# Dataset content

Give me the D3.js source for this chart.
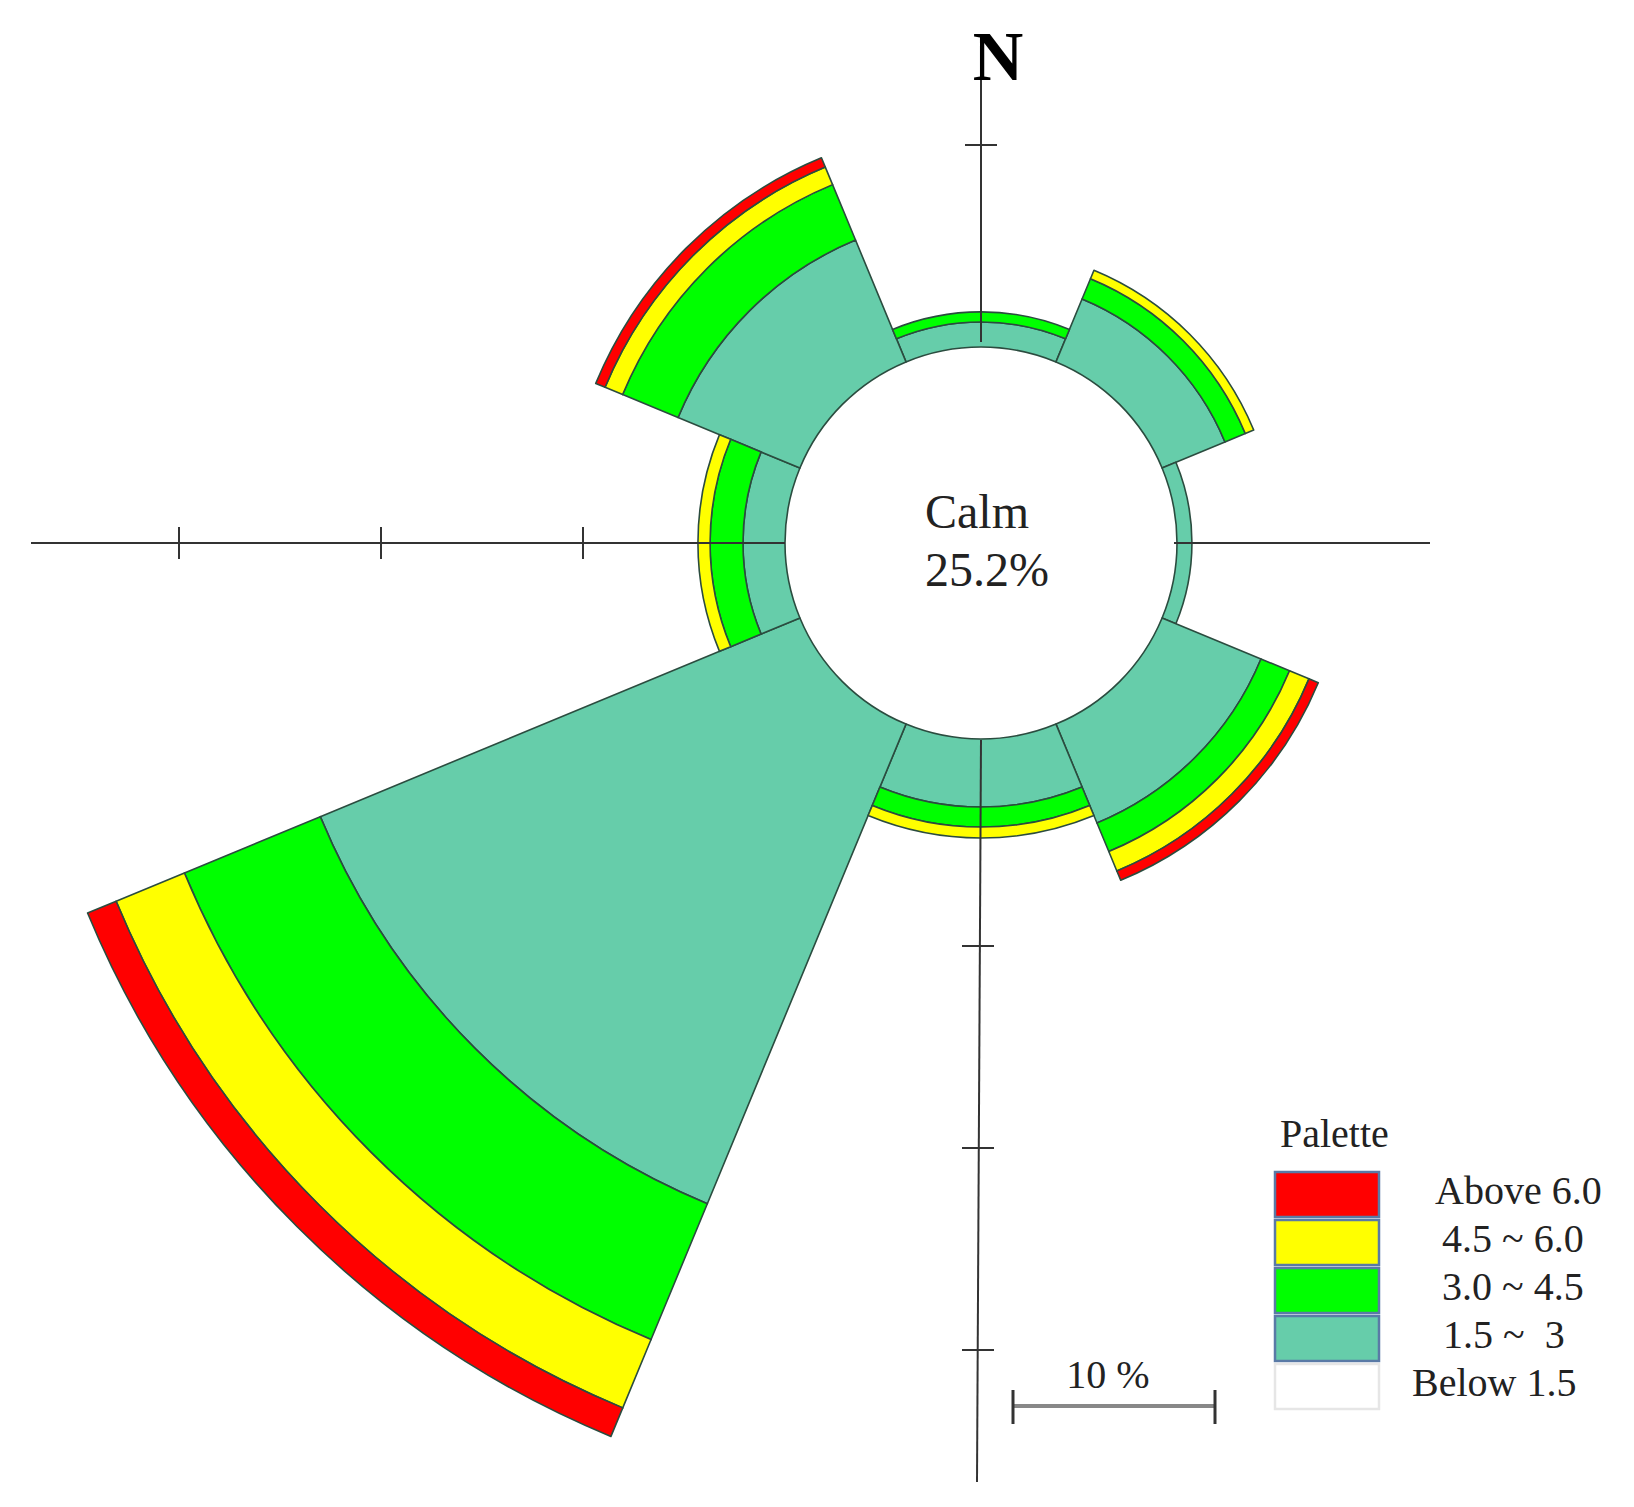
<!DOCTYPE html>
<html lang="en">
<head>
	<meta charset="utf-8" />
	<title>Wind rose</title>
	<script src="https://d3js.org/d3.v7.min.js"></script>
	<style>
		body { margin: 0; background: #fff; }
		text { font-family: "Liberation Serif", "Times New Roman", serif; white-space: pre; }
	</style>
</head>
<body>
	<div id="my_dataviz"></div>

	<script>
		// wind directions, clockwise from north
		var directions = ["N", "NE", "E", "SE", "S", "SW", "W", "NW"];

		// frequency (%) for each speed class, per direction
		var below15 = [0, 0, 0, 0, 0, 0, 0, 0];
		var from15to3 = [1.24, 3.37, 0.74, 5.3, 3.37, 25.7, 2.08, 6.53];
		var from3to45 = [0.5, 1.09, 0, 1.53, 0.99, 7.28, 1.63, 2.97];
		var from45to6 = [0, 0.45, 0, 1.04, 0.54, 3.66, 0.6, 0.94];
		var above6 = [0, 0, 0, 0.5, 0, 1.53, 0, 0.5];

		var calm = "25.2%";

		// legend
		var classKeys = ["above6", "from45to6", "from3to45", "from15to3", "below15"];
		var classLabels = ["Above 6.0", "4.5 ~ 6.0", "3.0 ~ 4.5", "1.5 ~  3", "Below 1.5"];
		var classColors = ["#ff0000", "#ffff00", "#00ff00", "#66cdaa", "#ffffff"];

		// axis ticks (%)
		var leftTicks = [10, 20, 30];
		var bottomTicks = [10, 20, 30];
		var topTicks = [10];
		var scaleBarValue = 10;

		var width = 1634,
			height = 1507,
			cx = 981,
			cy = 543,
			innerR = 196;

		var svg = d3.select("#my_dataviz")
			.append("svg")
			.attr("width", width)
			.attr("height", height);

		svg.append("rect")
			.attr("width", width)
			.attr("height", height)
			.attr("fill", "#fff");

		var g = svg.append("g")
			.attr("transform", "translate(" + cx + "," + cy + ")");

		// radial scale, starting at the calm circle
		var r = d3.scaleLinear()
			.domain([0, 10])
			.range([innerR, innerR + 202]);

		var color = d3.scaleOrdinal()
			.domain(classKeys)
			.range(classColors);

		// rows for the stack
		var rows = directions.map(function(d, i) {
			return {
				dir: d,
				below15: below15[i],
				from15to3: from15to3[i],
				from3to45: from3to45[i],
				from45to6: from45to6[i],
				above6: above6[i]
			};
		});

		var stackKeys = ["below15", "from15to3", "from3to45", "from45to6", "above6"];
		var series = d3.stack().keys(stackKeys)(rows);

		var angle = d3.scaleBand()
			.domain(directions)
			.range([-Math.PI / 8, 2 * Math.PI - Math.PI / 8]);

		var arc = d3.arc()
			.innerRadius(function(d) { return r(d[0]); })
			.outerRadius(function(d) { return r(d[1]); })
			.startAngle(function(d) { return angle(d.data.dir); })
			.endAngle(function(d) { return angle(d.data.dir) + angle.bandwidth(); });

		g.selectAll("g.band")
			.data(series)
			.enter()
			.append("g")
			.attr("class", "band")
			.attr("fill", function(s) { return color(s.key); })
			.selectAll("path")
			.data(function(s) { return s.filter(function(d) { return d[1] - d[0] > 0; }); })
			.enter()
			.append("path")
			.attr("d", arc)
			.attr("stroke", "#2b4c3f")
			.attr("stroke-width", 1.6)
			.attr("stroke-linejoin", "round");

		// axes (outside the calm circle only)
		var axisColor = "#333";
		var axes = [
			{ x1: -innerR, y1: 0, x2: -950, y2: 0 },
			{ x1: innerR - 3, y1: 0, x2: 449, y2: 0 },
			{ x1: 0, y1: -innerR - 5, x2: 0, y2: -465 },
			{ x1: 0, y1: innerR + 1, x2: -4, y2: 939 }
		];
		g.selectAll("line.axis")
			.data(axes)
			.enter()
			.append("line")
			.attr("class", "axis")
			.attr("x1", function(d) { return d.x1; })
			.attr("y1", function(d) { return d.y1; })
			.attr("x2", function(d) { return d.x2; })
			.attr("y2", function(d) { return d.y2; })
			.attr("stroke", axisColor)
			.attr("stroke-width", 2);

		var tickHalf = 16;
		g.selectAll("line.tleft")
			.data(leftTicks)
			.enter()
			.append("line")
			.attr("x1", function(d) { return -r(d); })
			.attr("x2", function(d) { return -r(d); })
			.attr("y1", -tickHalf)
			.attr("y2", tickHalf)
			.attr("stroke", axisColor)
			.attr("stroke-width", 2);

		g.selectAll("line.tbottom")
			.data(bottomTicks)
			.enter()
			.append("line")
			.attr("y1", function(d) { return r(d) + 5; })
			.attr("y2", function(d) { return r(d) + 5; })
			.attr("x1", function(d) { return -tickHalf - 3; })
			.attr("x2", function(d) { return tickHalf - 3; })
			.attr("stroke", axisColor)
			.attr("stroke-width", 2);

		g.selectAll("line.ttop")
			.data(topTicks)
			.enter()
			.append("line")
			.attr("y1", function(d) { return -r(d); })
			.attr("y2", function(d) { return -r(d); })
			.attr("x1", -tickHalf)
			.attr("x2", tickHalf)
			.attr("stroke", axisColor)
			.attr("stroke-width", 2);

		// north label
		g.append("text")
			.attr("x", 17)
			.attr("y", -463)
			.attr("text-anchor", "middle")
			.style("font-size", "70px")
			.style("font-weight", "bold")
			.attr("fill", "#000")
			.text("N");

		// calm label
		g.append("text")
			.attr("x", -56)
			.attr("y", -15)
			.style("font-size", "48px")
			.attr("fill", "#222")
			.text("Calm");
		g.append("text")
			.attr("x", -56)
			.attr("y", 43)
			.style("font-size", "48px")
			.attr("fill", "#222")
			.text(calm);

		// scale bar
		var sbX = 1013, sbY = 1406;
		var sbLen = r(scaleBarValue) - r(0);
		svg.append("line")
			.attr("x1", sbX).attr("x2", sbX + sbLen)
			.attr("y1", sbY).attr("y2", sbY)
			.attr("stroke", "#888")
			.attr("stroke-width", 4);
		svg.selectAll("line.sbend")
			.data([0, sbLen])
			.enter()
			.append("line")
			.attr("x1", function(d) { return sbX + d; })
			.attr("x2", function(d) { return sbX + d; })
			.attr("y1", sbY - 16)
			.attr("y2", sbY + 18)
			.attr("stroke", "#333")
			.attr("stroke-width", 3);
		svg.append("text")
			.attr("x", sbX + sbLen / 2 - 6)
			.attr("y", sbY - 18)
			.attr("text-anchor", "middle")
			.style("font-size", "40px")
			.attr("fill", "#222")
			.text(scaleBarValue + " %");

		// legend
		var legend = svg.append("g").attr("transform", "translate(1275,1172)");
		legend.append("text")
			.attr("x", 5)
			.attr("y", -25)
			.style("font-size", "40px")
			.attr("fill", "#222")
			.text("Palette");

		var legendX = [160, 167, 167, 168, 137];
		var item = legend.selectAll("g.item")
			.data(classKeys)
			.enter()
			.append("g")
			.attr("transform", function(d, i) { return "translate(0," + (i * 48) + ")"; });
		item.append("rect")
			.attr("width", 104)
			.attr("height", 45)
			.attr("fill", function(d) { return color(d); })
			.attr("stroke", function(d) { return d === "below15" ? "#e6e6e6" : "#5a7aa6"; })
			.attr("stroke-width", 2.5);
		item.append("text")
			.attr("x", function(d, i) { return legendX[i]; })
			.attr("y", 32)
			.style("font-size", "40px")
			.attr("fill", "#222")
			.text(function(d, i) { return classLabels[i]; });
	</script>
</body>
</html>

# Objective
Write out the listing above exactly as it stands, pictures excluded.

# Task result
Give me the D3.js source for this chart.
<!DOCTYPE html>
<html lang="en">
<head>
	<meta charset="utf-8" />
	<title>Wind rose</title>
	<script src="https://d3js.org/d3.v7.min.js"></script>
	<style>
		body { margin: 0; background: #fff; }
		text { font-family: "Liberation Serif", "Times New Roman", serif; white-space: pre; }
	</style>
</head>
<body>
	<div id="my_dataviz"></div>

	<script>
		// wind directions, clockwise from north
		var directions = ["N", "NE", "E", "SE", "S", "SW", "W", "NW"];

		// frequency (%) for each speed class, per direction
		var below15 = [0, 0, 0, 0, 0, 0, 0, 0];
		var from15to3 = [1.24, 3.37, 0.74, 5.3, 3.37, 25.7, 2.08, 6.53];
		var from3to45 = [0.5, 1.09, 0, 1.53, 0.99, 7.28, 1.63, 2.97];
		var from45to6 = [0, 0.45, 0, 1.04, 0.54, 3.66, 0.6, 0.94];
		var above6 = [0, 0, 0, 0.5, 0, 1.53, 0, 0.5];

		var calm = "25.2%";

		// legend
		var classKeys = ["above6", "from45to6", "from3to45", "from15to3", "below15"];
		var classLabels = ["Above 6.0", "4.5 ~ 6.0", "3.0 ~ 4.5", "1.5 ~  3", "Below 1.5"];
		var classColors = ["#ff0000", "#ffff00", "#00ff00", "#66cdaa", "#ffffff"];

		// axis ticks (%)
		var leftTicks = [10, 20, 30];
		var bottomTicks = [10, 20, 30];
		var topTicks = [10];
		var scaleBarValue = 10;

		var width = 1634,
			height = 1507,
			cx = 981,
			cy = 543,
			innerR = 196;

		var svg = d3.select("#my_dataviz")
			.append("svg")
			.attr("width", width)
			.attr("height", height);

		svg.append("rect")
			.attr("width", width)
			.attr("height", height)
			.attr("fill", "#fff");

		var g = svg.append("g")
			.attr("transform", "translate(" + cx + "," + cy + ")");

		// radial scale, starting at the calm circle
		var r = d3.scaleLinear()
			.domain([0, 10])
			.range([innerR, innerR + 202]);

		var color = d3.scaleOrdinal()
			.domain(classKeys)
			.range(classColors);

		// rows for the stack
		var rows = directions.map(function(d, i) {
			return {
				dir: d,
				below15: below15[i],
				from15to3: from15to3[i],
				from3to45: from3to45[i],
				from45to6: from45to6[i],
				above6: above6[i]
			};
		});

		var stackKeys = ["below15", "from15to3", "from3to45", "from45to6", "above6"];
		var series = d3.stack().keys(stackKeys)(rows);

		var angle = d3.scaleBand()
			.domain(directions)
			.range([-Math.PI / 8, 2 * Math.PI - Math.PI / 8]);

		var arc = d3.arc()
			.innerRadius(function(d) { return r(d[0]); })
			.outerRadius(function(d) { return r(d[1]); })
			.startAngle(function(d) { return angle(d.data.dir); })
			.endAngle(function(d) { return angle(d.data.dir) + angle.bandwidth(); });

		g.selectAll("g.band")
			.data(series)
			.enter()
			.append("g")
			.attr("class", "band")
			.attr("fill", function(s) { return color(s.key); })
			.selectAll("path")
			.data(function(s) { return s.filter(function(d) { return d[1] - d[0] > 0; }); })
			.enter()
			.append("path")
			.attr("d", arc)
			.attr("stroke", "#2b4c3f")
			.attr("stroke-width", 1.6)
			.attr("stroke-linejoin", "round");

		// axes (outside the calm circle only)
		var axisColor = "#333";
		var axes = [
			{ x1: -innerR, y1: 0, x2: -950, y2: 0 },
			{ x1: innerR - 3, y1: 0, x2: 449, y2: 0 },
			{ x1: 0, y1: -innerR - 5, x2: 0, y2: -465 },
			{ x1: 0, y1: innerR + 1, x2: -4, y2: 939 }
		];
		g.selectAll("line.axis")
			.data(axes)
			.enter()
			.append("line")
			.attr("class", "axis")
			.attr("x1", function(d) { return d.x1; })
			.attr("y1", function(d) { return d.y1; })
			.attr("x2", function(d) { return d.x2; })
			.attr("y2", function(d) { return d.y2; })
			.attr("stroke", axisColor)
			.attr("stroke-width", 2);

		var tickHalf = 16;
		g.selectAll("line.tleft")
			.data(leftTicks)
			.enter()
			.append("line")
			.attr("x1", function(d) { return -r(d); })
			.attr("x2", function(d) { return -r(d); })
			.attr("y1", -tickHalf)
			.attr("y2", tickHalf)
			.attr("stroke", axisColor)
			.attr("stroke-width", 2);

		g.selectAll("line.tbottom")
			.data(bottomTicks)
			.enter()
			.append("line")
			.attr("y1", function(d) { return r(d) + 5; })
			.attr("y2", function(d) { return r(d) + 5; })
			.attr("x1", function(d) { return -tickHalf - 3; })
			.attr("x2", function(d) { return tickHalf - 3; })
			.attr("stroke", axisColor)
			.attr("stroke-width", 2);

		g.selectAll("line.ttop")
			.data(topTicks)
			.enter()
			.append("line")
			.attr("y1", function(d) { return -r(d); })
			.attr("y2", function(d) { return -r(d); })
			.attr("x1", -tickHalf)
			.attr("x2", tickHalf)
			.attr("stroke", axisColor)
			.attr("stroke-width", 2);

		// north label
		g.append("text")
			.attr("x", 17)
			.attr("y", -463)
			.attr("text-anchor", "middle")
			.style("font-size", "70px")
			.style("font-weight", "bold")
			.attr("fill", "#000")
			.text("N");

		// calm label
		g.append("text")
			.attr("x", -56)
			.attr("y", -15)
			.style("font-size", "48px")
			.attr("fill", "#222")
			.text("Calm");
		g.append("text")
			.attr("x", -56)
			.attr("y", 43)
			.style("font-size", "48px")
			.attr("fill", "#222")
			.text(calm);

		// scale bar
		var sbX = 1013, sbY = 1406;
		var sbLen = r(scaleBarValue) - r(0);
		svg.append("line")
			.attr("x1", sbX).attr("x2", sbX + sbLen)
			.attr("y1", sbY).attr("y2", sbY)
			.attr("stroke", "#888")
			.attr("stroke-width", 4);
		svg.selectAll("line.sbend")
			.data([0, sbLen])
			.enter()
			.append("line")
			.attr("x1", function(d) { return sbX + d; })
			.attr("x2", function(d) { return sbX + d; })
			.attr("y1", sbY - 16)
			.attr("y2", sbY + 18)
			.attr("stroke", "#333")
			.attr("stroke-width", 3);
		svg.append("text")
			.attr("x", sbX + sbLen / 2 - 6)
			.attr("y", sbY - 18)
			.attr("text-anchor", "middle")
			.style("font-size", "40px")
			.attr("fill", "#222")
			.text(scaleBarValue + " %");

		// legend
		var legend = svg.append("g").attr("transform", "translate(1275,1172)");
		legend.append("text")
			.attr("x", 5)
			.attr("y", -25)
			.style("font-size", "40px")
			.attr("fill", "#222")
			.text("Palette");

		var legendX = [160, 167, 167, 168, 137];
		var item = legend.selectAll("g.item")
			.data(classKeys)
			.enter()
			.append("g")
			.attr("transform", function(d, i) { return "translate(0," + (i * 48) + ")"; });
		item.append("rect")
			.attr("width", 104)
			.attr("height", 45)
			.attr("fill", function(d) { return color(d); })
			.attr("stroke", function(d) { return d === "below15" ? "#e6e6e6" : "#5a7aa6"; })
			.attr("stroke-width", 2.5);
		item.append("text")
			.attr("x", function(d, i) { return legendX[i]; })
			.attr("y", 32)
			.style("font-size", "40px")
			.attr("fill", "#222")
			.text(function(d, i) { return classLabels[i]; });
	</script>
</body>
</html>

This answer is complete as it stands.